__Exercise objective__
Across the material below, how many lines contain the word "this"? Give only the number.

───── Information supplied

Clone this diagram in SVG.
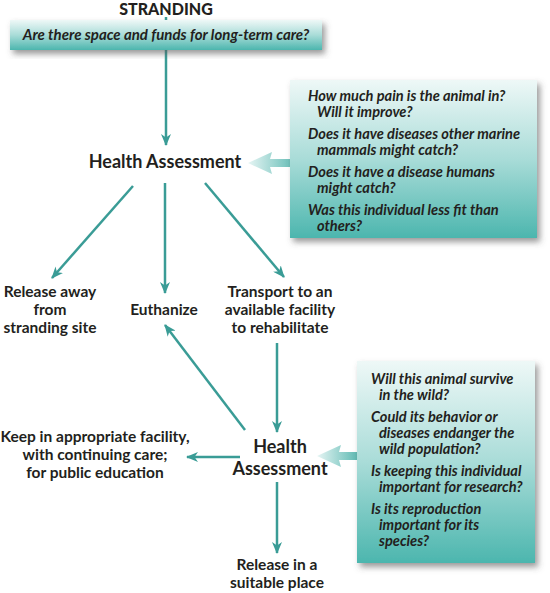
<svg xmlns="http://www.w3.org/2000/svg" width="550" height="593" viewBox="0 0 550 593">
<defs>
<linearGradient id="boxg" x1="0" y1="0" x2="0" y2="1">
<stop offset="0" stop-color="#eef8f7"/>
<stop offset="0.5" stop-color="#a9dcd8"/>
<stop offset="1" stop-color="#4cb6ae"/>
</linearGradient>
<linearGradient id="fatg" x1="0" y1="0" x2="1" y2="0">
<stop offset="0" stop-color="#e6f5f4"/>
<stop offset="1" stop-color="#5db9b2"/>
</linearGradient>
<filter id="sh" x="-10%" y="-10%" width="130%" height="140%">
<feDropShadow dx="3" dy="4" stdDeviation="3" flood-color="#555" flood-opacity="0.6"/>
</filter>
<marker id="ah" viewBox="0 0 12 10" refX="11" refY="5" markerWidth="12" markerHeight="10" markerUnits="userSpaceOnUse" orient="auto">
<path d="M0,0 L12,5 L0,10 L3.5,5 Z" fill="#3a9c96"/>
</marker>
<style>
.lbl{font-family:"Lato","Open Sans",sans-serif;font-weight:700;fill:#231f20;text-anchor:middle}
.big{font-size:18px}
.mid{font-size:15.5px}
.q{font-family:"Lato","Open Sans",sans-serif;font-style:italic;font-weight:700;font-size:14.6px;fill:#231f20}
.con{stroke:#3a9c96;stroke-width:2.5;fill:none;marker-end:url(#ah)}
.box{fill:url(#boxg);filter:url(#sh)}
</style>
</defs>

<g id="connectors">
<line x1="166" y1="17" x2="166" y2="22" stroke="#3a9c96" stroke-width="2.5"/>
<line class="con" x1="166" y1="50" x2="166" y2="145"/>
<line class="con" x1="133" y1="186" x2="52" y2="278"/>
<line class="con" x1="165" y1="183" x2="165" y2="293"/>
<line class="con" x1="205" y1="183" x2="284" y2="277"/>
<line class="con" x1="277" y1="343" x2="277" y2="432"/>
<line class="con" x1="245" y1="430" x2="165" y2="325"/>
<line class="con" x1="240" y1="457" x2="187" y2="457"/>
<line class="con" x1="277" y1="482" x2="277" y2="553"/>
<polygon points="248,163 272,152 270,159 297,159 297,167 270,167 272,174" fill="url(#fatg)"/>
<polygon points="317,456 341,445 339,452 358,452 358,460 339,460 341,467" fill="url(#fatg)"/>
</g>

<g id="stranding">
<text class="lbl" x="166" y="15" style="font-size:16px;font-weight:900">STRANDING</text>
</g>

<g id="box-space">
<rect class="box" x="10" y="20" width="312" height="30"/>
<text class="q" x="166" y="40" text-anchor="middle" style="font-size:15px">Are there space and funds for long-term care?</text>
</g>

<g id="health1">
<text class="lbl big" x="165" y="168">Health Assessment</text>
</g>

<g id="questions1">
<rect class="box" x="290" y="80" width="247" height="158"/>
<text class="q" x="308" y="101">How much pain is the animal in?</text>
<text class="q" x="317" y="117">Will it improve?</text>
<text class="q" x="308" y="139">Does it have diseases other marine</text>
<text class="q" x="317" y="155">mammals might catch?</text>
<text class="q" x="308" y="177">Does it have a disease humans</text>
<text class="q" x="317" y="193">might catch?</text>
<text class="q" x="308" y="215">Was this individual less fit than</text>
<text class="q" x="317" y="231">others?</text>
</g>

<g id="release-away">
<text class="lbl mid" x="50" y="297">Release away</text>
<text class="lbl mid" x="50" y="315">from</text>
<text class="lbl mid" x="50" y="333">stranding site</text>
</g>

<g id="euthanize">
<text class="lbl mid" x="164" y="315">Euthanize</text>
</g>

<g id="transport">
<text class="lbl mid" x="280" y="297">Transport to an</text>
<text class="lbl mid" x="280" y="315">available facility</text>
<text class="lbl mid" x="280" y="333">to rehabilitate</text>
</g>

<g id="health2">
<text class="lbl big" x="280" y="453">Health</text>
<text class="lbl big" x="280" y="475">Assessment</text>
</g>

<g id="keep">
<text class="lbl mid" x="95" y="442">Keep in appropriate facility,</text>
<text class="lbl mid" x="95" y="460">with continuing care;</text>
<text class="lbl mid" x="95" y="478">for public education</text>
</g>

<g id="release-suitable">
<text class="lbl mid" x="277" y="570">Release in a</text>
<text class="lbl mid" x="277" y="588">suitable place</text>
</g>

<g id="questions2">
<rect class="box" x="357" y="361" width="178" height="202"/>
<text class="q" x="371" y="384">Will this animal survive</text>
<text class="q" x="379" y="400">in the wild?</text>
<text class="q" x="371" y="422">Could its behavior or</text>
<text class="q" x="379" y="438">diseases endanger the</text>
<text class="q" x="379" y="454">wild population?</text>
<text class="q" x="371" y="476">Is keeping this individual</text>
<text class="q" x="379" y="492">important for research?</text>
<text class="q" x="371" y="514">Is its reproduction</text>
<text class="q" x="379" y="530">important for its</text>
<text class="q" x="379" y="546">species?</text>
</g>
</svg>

──────────

__Correct answer__
4